Government police power is defined as the capacity of the states to regulate behavior and enforce order within their boundaries for the betterment of the health, safety, morals, and general welfare of its inhabitants. This delegation of power if afforded by the U.S. Constitution and subsequent provisions written in the tenth amendment. States can compel obedience to these laws through any measures they see fit, provided these measures do not infringe upon any of the rights protected by the U.S. Constitution or in the various state constitutions, and are not unreasonably arbitrary or oppressive. Methods of enforcement can include legal sanctions, physical means, and other forms of coercion and inducement.

The issues with the common scapegoating CISOs seem to have thrown in their faces when breaches occur is in fact very similar to what a typical police officer faces on the streets. CISOs do not meet a physical life or death circumstance but encounter career-ending situations because, in today’s environment, breaches are an extremely high profile and publicized event. Law enforcement officers arguably have one of the toughest jobs, and the same goes for the CISO. The law officers alone are charged with keeping the streets and neighborhoods safe from crime. The CISO protects the data of an organization, and in some organizations, physical security is also part of the job, the convergence of both responsibilities, hence the title of CSO. The CISO protects an organization’s data, its very existence and the livelihoods of all employees and contractors who are dependent on it every day.

The police officers put their lives on the line where life and death decisions are in the job description. Because of the enormous responsibility that comes with a badge, law enforcement officers are held to a much higher standard of personal and professional conduct as they should be. This higher standard and increased visibility render police officers vulnerable to false accusations from the criminal element and others in a society whose sole motivation in making these allegations is to disrupt law enforcement activities. The CISO is also inherently held to that same high standard and face the same accusations from senior leadership and on down the food chain of the organization even when it is no fault of their own.

The legal protections afforded all citizens, including suspects and convicted criminals, from illegal and improper police procedures, are provided by the U.S. Constitution as well as Federal and State statutes. Moreover, most law enforcement agencies also implement a wide array of departmental processes that govern the conduct of their officers during traditional police activities. Unfortunately, rank-and-file police officers are sometimes subjected to abusive and improper procedures and behavior on the part of the very departments or agencies they serve. In some instances, the fundamental rights that most citizens or employees would take for granted are either denied or simply unavailable to police officers.

In a startling number of jurisdictions throughout this country, law enforcement officers have no procedural or administrative protections whatsoever; in fact, they can be, and frequently are, summarily dismissed from their jobs without explanation. Officers who lose their careers due to administrative or political expediency almost always find it impossible to find new employment in public safety. An officer’s reputation, once tarnished by the accusation, is nearly impossible to restore.
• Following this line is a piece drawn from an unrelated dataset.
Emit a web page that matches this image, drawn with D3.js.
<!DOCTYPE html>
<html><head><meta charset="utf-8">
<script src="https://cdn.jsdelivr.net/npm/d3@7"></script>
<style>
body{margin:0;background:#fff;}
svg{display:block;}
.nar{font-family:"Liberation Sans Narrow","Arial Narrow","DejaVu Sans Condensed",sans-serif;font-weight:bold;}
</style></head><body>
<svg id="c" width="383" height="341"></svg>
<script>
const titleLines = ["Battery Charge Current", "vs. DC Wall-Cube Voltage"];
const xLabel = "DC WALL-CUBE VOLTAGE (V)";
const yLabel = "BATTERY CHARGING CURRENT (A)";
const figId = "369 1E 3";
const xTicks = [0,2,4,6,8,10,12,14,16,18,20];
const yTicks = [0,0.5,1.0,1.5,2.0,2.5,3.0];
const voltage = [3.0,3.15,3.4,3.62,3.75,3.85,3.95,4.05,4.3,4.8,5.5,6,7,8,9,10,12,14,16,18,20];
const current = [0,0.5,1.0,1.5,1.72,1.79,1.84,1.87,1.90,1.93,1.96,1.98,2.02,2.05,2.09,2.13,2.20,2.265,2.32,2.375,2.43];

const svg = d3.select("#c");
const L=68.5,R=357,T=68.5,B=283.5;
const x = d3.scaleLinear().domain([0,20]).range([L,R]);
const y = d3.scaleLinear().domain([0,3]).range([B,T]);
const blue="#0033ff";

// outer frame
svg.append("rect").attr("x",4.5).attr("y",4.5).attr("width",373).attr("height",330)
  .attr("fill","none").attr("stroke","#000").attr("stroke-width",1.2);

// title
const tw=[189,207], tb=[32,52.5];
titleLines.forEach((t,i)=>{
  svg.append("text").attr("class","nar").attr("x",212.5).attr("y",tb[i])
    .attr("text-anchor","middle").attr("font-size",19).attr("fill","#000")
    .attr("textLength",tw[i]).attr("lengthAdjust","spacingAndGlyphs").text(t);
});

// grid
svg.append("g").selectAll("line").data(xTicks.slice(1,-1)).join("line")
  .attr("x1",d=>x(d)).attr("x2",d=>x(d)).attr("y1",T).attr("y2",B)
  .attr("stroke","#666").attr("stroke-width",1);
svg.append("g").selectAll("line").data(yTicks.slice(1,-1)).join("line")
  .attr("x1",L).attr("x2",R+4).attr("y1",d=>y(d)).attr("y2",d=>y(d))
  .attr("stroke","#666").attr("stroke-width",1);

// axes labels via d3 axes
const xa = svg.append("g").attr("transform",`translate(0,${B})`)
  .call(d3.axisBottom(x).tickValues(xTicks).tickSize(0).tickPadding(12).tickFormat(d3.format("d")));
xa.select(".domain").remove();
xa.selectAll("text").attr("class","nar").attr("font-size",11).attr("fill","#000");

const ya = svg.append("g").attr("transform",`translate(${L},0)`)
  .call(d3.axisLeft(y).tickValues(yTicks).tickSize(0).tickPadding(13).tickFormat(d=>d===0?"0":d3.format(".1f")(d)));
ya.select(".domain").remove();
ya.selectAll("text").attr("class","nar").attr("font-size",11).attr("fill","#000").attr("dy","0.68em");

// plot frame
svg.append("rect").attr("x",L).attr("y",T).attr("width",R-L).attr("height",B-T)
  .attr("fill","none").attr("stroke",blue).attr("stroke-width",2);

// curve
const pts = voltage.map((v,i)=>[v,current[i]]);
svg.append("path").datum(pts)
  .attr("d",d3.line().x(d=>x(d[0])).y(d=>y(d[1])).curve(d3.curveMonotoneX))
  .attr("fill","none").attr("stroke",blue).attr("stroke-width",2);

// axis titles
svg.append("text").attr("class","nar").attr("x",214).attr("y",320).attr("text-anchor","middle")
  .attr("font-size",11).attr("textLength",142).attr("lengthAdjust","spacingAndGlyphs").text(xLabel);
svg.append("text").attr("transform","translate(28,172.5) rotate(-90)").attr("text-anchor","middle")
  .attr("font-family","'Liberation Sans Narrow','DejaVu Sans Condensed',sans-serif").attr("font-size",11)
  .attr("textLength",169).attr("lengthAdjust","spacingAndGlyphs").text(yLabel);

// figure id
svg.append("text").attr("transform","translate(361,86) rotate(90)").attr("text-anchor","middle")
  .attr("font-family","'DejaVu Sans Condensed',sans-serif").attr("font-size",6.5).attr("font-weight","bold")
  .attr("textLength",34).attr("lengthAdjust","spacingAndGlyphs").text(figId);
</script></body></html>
For the CISO and police officer, the similarities are profound where their livelihoods are at stake, both need fairness and protections in the work they do.

SOX Whistleblower Protection a CISO’s Trump Card

In one of my previous articles, I discussed how HIPAA and SOX can land the CISO in the federal slammer, but SOX will serve as the CISO’s trump card a double-edged sword.

The Sarbanes-Oxley Act of 2002 (“SOX”) contains significant protections for corporate whistleblowers. Given its various civil, criminal and administrative provisions, the statute may be considered, over time, one of the most critical whistleblower protection laws.
Unlike most whistleblower laws, the SOX’s whistleblower protection provisions are not limited to providing a legal remedy for wrongfully discharged employees. In addition to containing employment-based protections for employee whistleblowers, the law includes four other provisions directly relevant to whistleblower protection:

  1. The law requires that all publicly traded corporations create internal and independent “audit committees.” As part of the mandated audit committee function, publicly traded corporations must also establish procedures for employees to file internal whistleblower complaints and procedures which would protect the confidentiality of employees who file allegations with the audit committee.
  2. The SOX sets forth new ethical standards for attorneys who practice before the Securities and Exchange Commission (SEC). This law and the SEC’s implementing regulations require attorneys, under certain circumstances, to blow the whistle on their employer or “client.”
  3. The SOX amended the federal obstruction of justice statute and criminalized retaliation against whistleblowers who provide “truthful information” to a “law enforcement officer” about the “commission or possible commission of any Federal offense.” This provision of the SOX was not limited in its application to publicly traded corporations; it covers every employer nationwide.
  4. Section 3(b) of the SOX contains an enforcement provision concerning every clause of the SOX. This section states that “a violation by any person of this Act [i.e., the SOX] . . . shall be treated for all purposes in the same manner as a violation of the Securities Exchange Act of 1934.” This section grants jurisdiction to the SEC to enforce every aspect of the SOX, including the various whistleblower-related provisions. It also provides for criminal penalties for any violation of the SOX, including the whistleblower-related clauses.
It is conceivable if in the event of a significant breach CISOs may arm themselves with compelling evidence that he/she was wrongly discharged when they have warned board members and senior executives of issues. Although to date I am not aware of a CISO who was a plaintiff or defendant with their former employer in litigation, I am aware of hush money being paid to a former CISO who is anonymous. This individual implicated high ranking executives for coercing IT administrative staff to gain access to data inappropriately, the monitoring systems triggered the event. Under the threat of a publicized lawsuit and because their legal counsel intervened stating the CISO was fulfilling the job responsibilities, they released the person with an unusually large severance package indicating an involuntary “layoff” as the reason for termination.

For the CISO to be a valued force within organizations, they need to be protected and treated fairly. In many aspects, they are bullied and left to sink or swim in a boat with holes below the water line. The CISO job suffers the same unfair issues with law enforcement which makes their jobs extremely difficult, and when unfairly jettisoned, they will have a difficult time becoming gainfully employed in their careers.

The law officer does have one advantage, the police power afforded by the U.S. and state constitutions while the CISO has no shield other than the whistleblower SOX provisions. Even with that, the burden of proof is on the accuser so the CISOs must be on their toes and have their ass well covered.